The three-strong lineup consists up the Maverick R, the R X, and R X RS. The R X RS can be had with Fox Podium shocks or Fox’s electronically adaptive Smart Shox units. The UTVs are 77 inches wide on a 108-inch wheelbase.

Bombardier Recreational Products, the parent company of Can-Am, also owns Austrian engine maker Rotax. The heart of the Maverick R is cradled in a tubular steel cage and comes from the Alps, a turbocharged 999-cc three-cylinder Rotax. The closed deck, aluminum block triple with a dry sump oil system makes 240 horsepower, 15 horses more than the Polaris RZR Pro R and setting a new bar for stock output. Tech bits includ dual injectors for each cylinder and an electronically controlled wastegate. With the help of that wastegate, engineers developed a boost pre-load system that acts like launch control by shutting down the middle cylinder. It can be activated in Sport+ driving mode, the most aggressive after Normal and Sport. 

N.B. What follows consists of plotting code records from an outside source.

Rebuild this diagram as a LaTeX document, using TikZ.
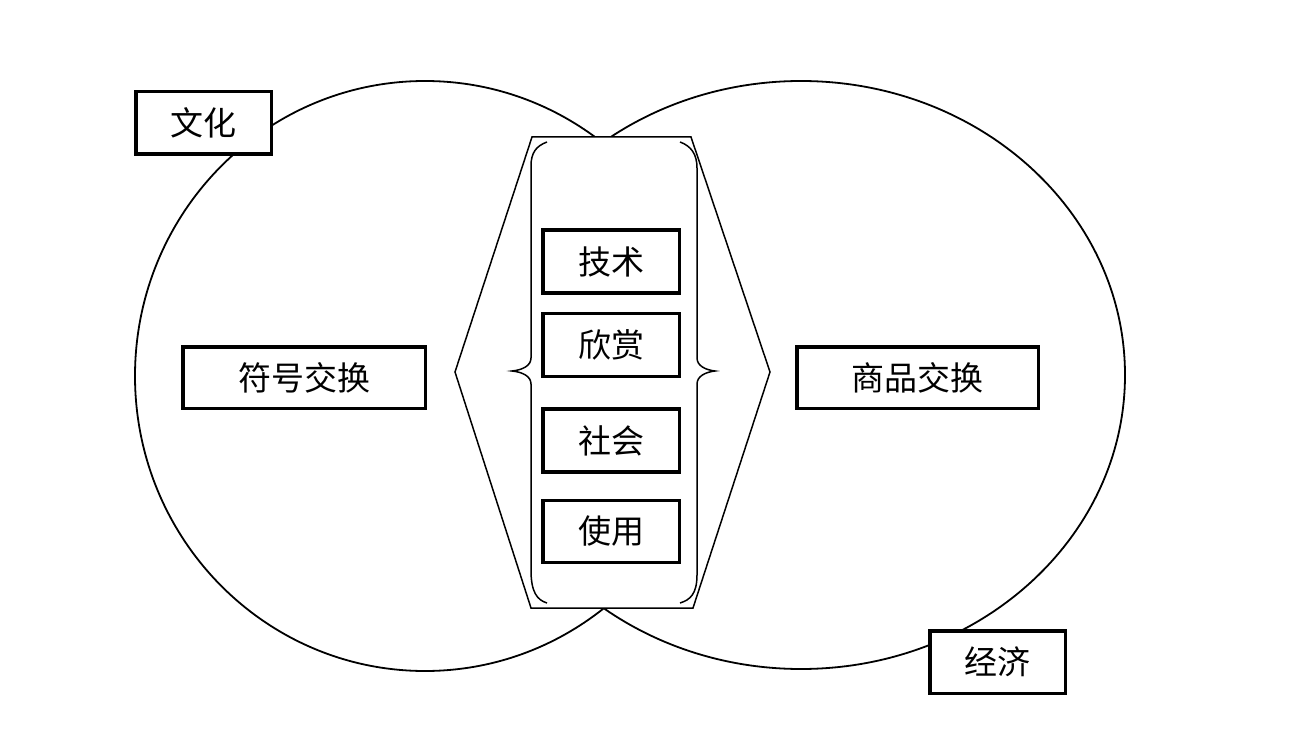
\documentclass[tikz,border=0pt]{standalone}
\usepackage{fontspec}
\newfontfamily\cjk{Noto Sans CJK SC}
\begin{document}
\begin{tikzpicture}[x=1pt,y=-1pt,
  box/.style={draw, line width=3.5pt, fill=white, inner sep=0pt,
    font=\cjk\fontsize{33}{33}\selectfont},
  ring/.style={line width=1.8pt},
  brace/.style={line width=1.5pt}]
\path[use as bounding box, fill=white] (0,0) rectangle (1294,738);
% two overlapping ellipses
\draw[ring] (425,376) ellipse [x radius=290, y radius=295];
\draw[ring] (801,375) ellipse [x radius=324, y radius=294];
% central hexagon
\draw[line width=1.5pt, fill=white] (455,372) -- (532,137) -- (691,137) -- (770,372) -- (693,608) -- (531,608) -- cycle;
% braces
\draw[brace] (547,142) .. controls (536,146) and (531,153) .. (531,166) -- (531,358)
  .. controls (531,366) and (522,370) .. (512,371)
  .. controls (522,372) and (531,376) .. (531,384) -- (531,570)
  .. controls (531,592) and (537,600) .. (547,603);
\draw[brace] (680,142) .. controls (691,146) and (697,154) .. (697,168) -- (697,358)
  .. controls (697,366) and (706,370) .. (715,371)
  .. controls (706,372) and (697,376) .. (697,384) -- (697,575)
  .. controls (697,594) and (690,600) .. (680,603);
% boxes
\node[box, minimum width=135.5pt, minimum height=62.5pt] (wenhua) at (203.5,123) {文化};
\node[box, minimum width=135.5pt, minimum height=62.5pt] (jingji) at (997.5,662) {经济};
\node[box, minimum width=242.5pt, minimum height=61.5pt] (fuhao) at (304,377.5) {符号交换};
\node[box, minimum width=241.5pt, minimum height=61.5pt] (shangpin) at (917.5,377.5) {商品交换};
\node[box, minimum width=136.5pt, minimum height=63pt] (jishu) at (611,261.5) {技术};
\node[box, minimum width=136.5pt, minimum height=63pt] (xinshang) at (611,345) {欣赏};
\node[box, minimum width=136.5pt, minimum height=63pt] (shehui) at (611,440.5) {社会};
\node[box, minimum width=136.5pt, minimum height=62pt] (shiyong) at (611,531.5) {使用};
\end{tikzpicture}
\end{document}
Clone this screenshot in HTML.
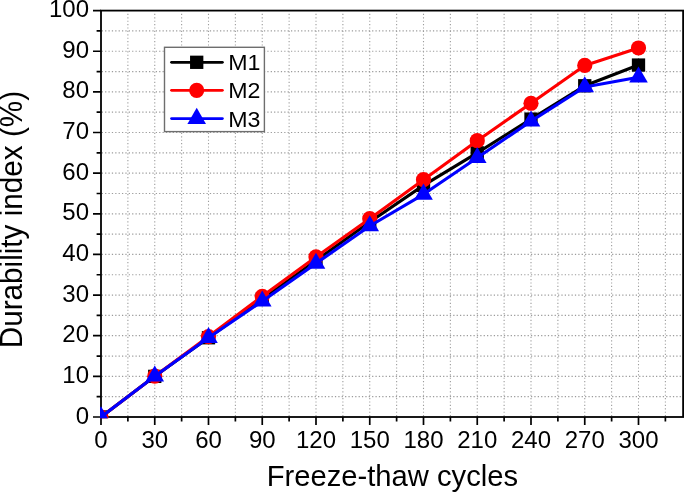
<!DOCTYPE html>
<html><head><meta charset="utf-8"><title>Durability index chart</title>
<style>html,body{margin:0;padding:0;background:#fff;width:685px;height:493px;overflow:hidden}svg{display:block}</style>
</head><body>
<svg width="685" height="493" viewBox="0 0 685 493">
<defs><clipPath id="pc"><rect x="100" y="9.5" width="584" height="408.8"/></clipPath></defs>
<path d="M127.88 416V11.6M154.75 416V11.6M181.62 416V11.6M208.5 416V11.6M235.38 416V11.6M262.25 416V11.6M289.12 416V11.6M316 416V11.6M342.88 416V11.6M369.75 416V11.6M396.62 416V11.6M423.5 416V11.6M450.38 416V11.6M477.25 416V11.6M504.12 416V11.6M531 416V11.6M557.88 416V11.6M584.75 416V11.6M611.62 416V11.6M638.5 416V11.6M665.38 416V11.6" stroke="#9c9c9c" stroke-width="1.1" stroke-dasharray="1.15 2.25" stroke-dashoffset="0.2" fill="none"/>
<path d="M102 396.68H682.1M102 376.36H682.1M102 356.04H682.1M102 335.72H682.1M102 315.4H682.1M102 295.08H682.1M102 274.76H682.1M102 254.44H682.1M102 234.12H682.1M102 213.8H682.1M102 193.48H682.1M102 173.16H682.1M102 152.84H682.1M102 132.52H682.1M102 112.2H682.1M102 91.88H682.1M102 71.56H682.1M102 51.24H682.1M102 30.92H682.1" stroke="#9c9c9c" stroke-width="1.2" stroke-dasharray="1.25 2.13" stroke-dashoffset="0.3" fill="none"/>
<rect x="101" y="10.6" width="582.1" height="406.4" stroke="#000" stroke-width="1.8" fill="none"/>
<path d="M101 417V425M127.88 417V421.6M154.75 417V425M181.62 417V421.6M208.5 417V425M235.38 417V421.6M262.25 417V425M289.12 417V421.6M316 417V425M342.88 417V421.6M369.75 417V425M396.62 417V421.6M423.5 417V425M450.38 417V421.6M477.25 417V425M504.12 417V421.6M531 417V425M557.88 417V421.6M584.75 417V425M611.62 417V421.6M638.5 417V425M665.38 417V421.6M101 417H93M101 396.68H96.6M101 376.36H93M101 356.04H96.6M101 335.72H93M101 315.4H96.6M101 295.08H93M101 274.76H96.6M101 254.44H93M101 234.12H96.6M101 213.8H93M101 193.48H96.6M101 173.16H93M101 152.84H96.6M101 132.52H93M101 112.2H96.6M101 91.88H93M101 71.56H96.6M101 51.24H93M101 30.92H96.6M101 10.6H93" stroke="#000" stroke-width="1.7" fill="none"/>
<g clip-path="url(#pc)">
<polyline points="101,417 154.75,376.36 208.5,337.75 262.25,299.14 316,260.54 369.75,221.93 423.5,185.35 477.25,152.84 531,119.11 584.75,85.78 638.5,65.06" fill="none" stroke="#000" stroke-width="3.1" stroke-linejoin="round" stroke-linecap="round"/>
<rect x="94.35" y="410.35" width="13.3" height="13.3" fill="#000"/>
<rect x="148.1" y="369.71" width="13.3" height="13.3" fill="#000"/>
<rect x="201.85" y="331.1" width="13.3" height="13.3" fill="#000"/>
<rect x="255.6" y="292.49" width="13.3" height="13.3" fill="#000"/>
<rect x="309.35" y="253.89" width="13.3" height="13.3" fill="#000"/>
<rect x="363.1" y="215.28" width="13.3" height="13.3" fill="#000"/>
<rect x="416.85" y="178.7" width="13.3" height="13.3" fill="#000"/>
<rect x="470.6" y="146.19" width="13.3" height="13.3" fill="#000"/>
<rect x="524.35" y="112.46" width="13.3" height="13.3" fill="#000"/>
<rect x="578.1" y="79.13" width="13.3" height="13.3" fill="#000"/>
<rect x="631.85" y="58.41" width="13.3" height="13.3" fill="#000"/>
<polyline points="101,417 154.75,376.16 208.5,336.53 262.25,296.3 316,256.88 369.75,218.68 423.5,179.66 477.25,140.65 531,103.26 584.75,65.46 638.5,47.99" fill="none" stroke="#ff0000" stroke-width="3.1" stroke-linejoin="round" stroke-linecap="round"/>
<circle cx="101" cy="417" r="7.6" fill="#ff0000"/>
<circle cx="154.75" cy="376.16" r="7.6" fill="#ff0000"/>
<circle cx="208.5" cy="336.53" r="7.6" fill="#ff0000"/>
<circle cx="262.25" cy="296.3" r="7.6" fill="#ff0000"/>
<circle cx="316" cy="256.88" r="7.6" fill="#ff0000"/>
<circle cx="369.75" cy="218.68" r="7.6" fill="#ff0000"/>
<circle cx="423.5" cy="179.66" r="7.6" fill="#ff0000"/>
<circle cx="477.25" cy="140.65" r="7.6" fill="#ff0000"/>
<circle cx="531" cy="103.26" r="7.6" fill="#ff0000"/>
<circle cx="584.75" cy="65.46" r="7.6" fill="#ff0000"/>
<circle cx="638.5" cy="47.99" r="7.6" fill="#ff0000"/>
<polyline points="101,417 154.75,376.16 208.5,337.75 262.25,301.18 316,263.38 369.75,225.99 423.5,194.29 477.25,157.72 531,121.14 584.75,87 638.5,77.25" fill="none" stroke="#0000ff" stroke-width="3.1" stroke-linejoin="round" stroke-linecap="round"/>
<path d="M101 406.26L110.3 422.37L91.7 422.37Z" fill="#0000ff"/>
<path d="M154.75 365.42L164.05 381.53L145.45 381.53Z" fill="#0000ff"/>
<path d="M208.5 327.01L217.8 343.12L199.2 343.12Z" fill="#0000ff"/>
<path d="M262.25 290.44L271.55 306.55L252.95 306.55Z" fill="#0000ff"/>
<path d="M316 252.64L325.3 268.75L306.7 268.75Z" fill="#0000ff"/>
<path d="M369.75 215.25L379.05 231.36L360.45 231.36Z" fill="#0000ff"/>
<path d="M423.5 183.55L432.8 199.66L414.2 199.66Z" fill="#0000ff"/>
<path d="M477.25 146.98L486.55 163.09L467.95 163.09Z" fill="#0000ff"/>
<path d="M531 110.4L540.3 126.51L521.7 126.51Z" fill="#0000ff"/>
<path d="M584.75 76.26L594.05 92.37L575.45 92.37Z" fill="#0000ff"/>
<path d="M638.5 66.51L647.8 82.62L629.2 82.62Z" fill="#0000ff"/>
</g>
<g font-family='"Liberation Sans", Arial, sans-serif' font-size="24" fill="#000">
<text x="101" y="447.6" text-anchor="middle">0</text>
<text x="154.75" y="447.6" text-anchor="middle">30</text>
<text x="208.5" y="447.6" text-anchor="middle">60</text>
<text x="262.25" y="447.6" text-anchor="middle">90</text>
<text x="316" y="447.6" text-anchor="middle">120</text>
<text x="369.75" y="447.6" text-anchor="middle">150</text>
<text x="423.5" y="447.6" text-anchor="middle">180</text>
<text x="477.25" y="447.6" text-anchor="middle">210</text>
<text x="531" y="447.6" text-anchor="middle">240</text>
<text x="584.75" y="447.6" text-anchor="middle">270</text>
<text x="638.5" y="447.6" text-anchor="middle">300</text>
<text x="89" y="423.5" text-anchor="end">0</text>
<text x="89" y="382.86" text-anchor="end">10</text>
<text x="89" y="342.22" text-anchor="end">20</text>
<text x="89" y="301.58" text-anchor="end">30</text>
<text x="89" y="260.94" text-anchor="end">40</text>
<text x="89" y="220.3" text-anchor="end">50</text>
<text x="89" y="179.66" text-anchor="end">60</text>
<text x="89" y="139.02" text-anchor="end">70</text>
<text x="89" y="98.38" text-anchor="end">80</text>
<text x="89" y="57.74" text-anchor="end">90</text>
<text x="89" y="17.1" text-anchor="end">100</text>
</g>
<text transform="translate(392.4 485.8) scale(1 1.04)" font-family='"Liberation Sans", Arial, sans-serif' font-size="29.2" text-anchor="middle">Freeze-thaw cycles</text>
<text transform="translate(22.2 219.6) rotate(-90) scale(1 1.03)" font-family='"Liberation Sans", Arial, sans-serif' font-size="29.7" text-anchor="middle">Durability index (%)</text>
<rect x="164.5" y="47.3" width="99.9" height="84.3" fill="#fff" stroke="#6e6e6e" stroke-width="1.4"/>
<path d="M171.5 62.3H222.4" stroke="#000" stroke-width="2.75" stroke-linecap="round"/>
<rect x="190.05" y="55.65" width="13.3" height="13.3" fill="#000"/>
<text transform="translate(228.3 69.7) scale(1 0.96)" font-family='"Liberation Sans", Arial, sans-serif' font-size="23.2">M1</text>
<path d="M171.5 90.3H222.4" stroke="#ff0000" stroke-width="2.75" stroke-linecap="round"/>
<circle cx="196.7" cy="90.3" r="7.6" fill="#ff0000"/>
<text transform="translate(228.3 98) scale(1 0.96)" font-family='"Liberation Sans", Arial, sans-serif' font-size="23.2">M2</text>
<path d="M171.5 118.6H222.4" stroke="#0000ff" stroke-width="2.75" stroke-linecap="round"/>
<path d="M196.7 107.86L206 123.97L187.4 123.97Z" fill="#0000ff"/>
<text transform="translate(228.3 126.5) scale(1 0.96)" font-family='"Liberation Sans", Arial, sans-serif' font-size="23.2">M3</text>
</svg>
</body></html>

The Rotax engine is bolted to Rotax’s first-ever dual-clutch transmission, a seven-speed ‘box with high and low ranges that can be shifted on the fly. In one Maverick trim, it can be worked with paddle shifters. This is the second dual-clutch gearbox on the market following Honda breaking the DCT seal with its Talon and Pioneer UTVs. This is a welcome step. The powersports segment has used CVTs for years, and they’re plenty of fun; yet, now that more UTVs are priced like nice cars, it’s time to step up.     

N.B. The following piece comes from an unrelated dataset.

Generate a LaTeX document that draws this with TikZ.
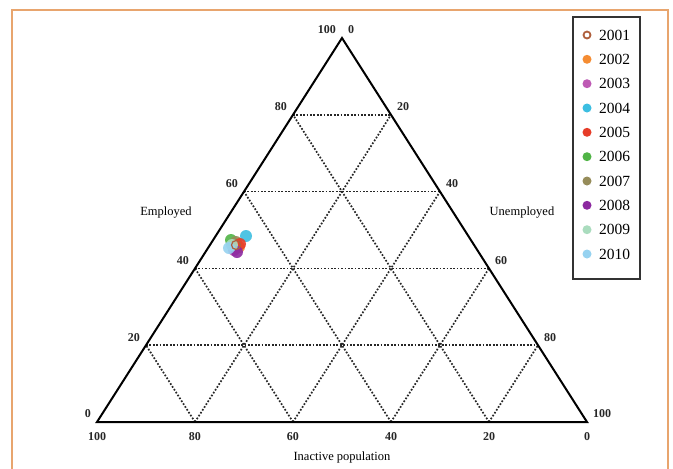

The design that’s going to get a lot of eyeballs and ink is the tall-knuckle suspension. Stamped steel upper and lower control arms hold a forged aluminum knuckle with its upper ball joint above the front tire. The simple benefits are 25 inches of travel in front, 26 inches in back in a trailing arm setup. These are high-dollar race rig numbers from what’s claimed to be the longest Fox shocks on a factory UTV. According to Can-Am, the more complex benefits are better stability, higher torsional rigidity, reduced stress on components, and great for a side-by-side, a repositioned roll center that helps make the rig less inclined to roll over. The company also says the aluminum arms are plenty strong.

The coilovers suspend 15 or 16-inch aluminum wheels depending on trim. The 16-inch wheels get a six-lug pattern common to pickups, vastly expanding an owner’s wheel options. Stock tires are either 30-inch  or 32-inch ITP Tenacity XNRs, the factory setup can accept tires up to 35 inches. Behind the wheels, a three-piston brake caliper clamps a 10.4-inch front disc, and a two-piston caliper in back grips a 10-inch disc.

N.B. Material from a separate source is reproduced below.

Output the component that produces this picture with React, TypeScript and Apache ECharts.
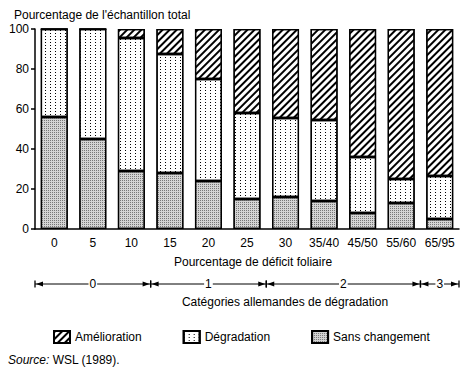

Carlike features dot the interior, like the 10.25-inch infotainment screen on equipped models, the buttons on the steering wheel, the telescoping steering column, paddle shifters,

The Maverick R starts at $35,499 before destination and the varying commodity fees Polaris and Can-Am charge. The Maverick R X starts at $38,399, the R X RS at $42,599 with mechanical Live Valve shocks, or $44,299 with the electronic Smart Shox. As others have already found, you can option that flagship RX RS beyond $70,000 on the Can-Am configurator.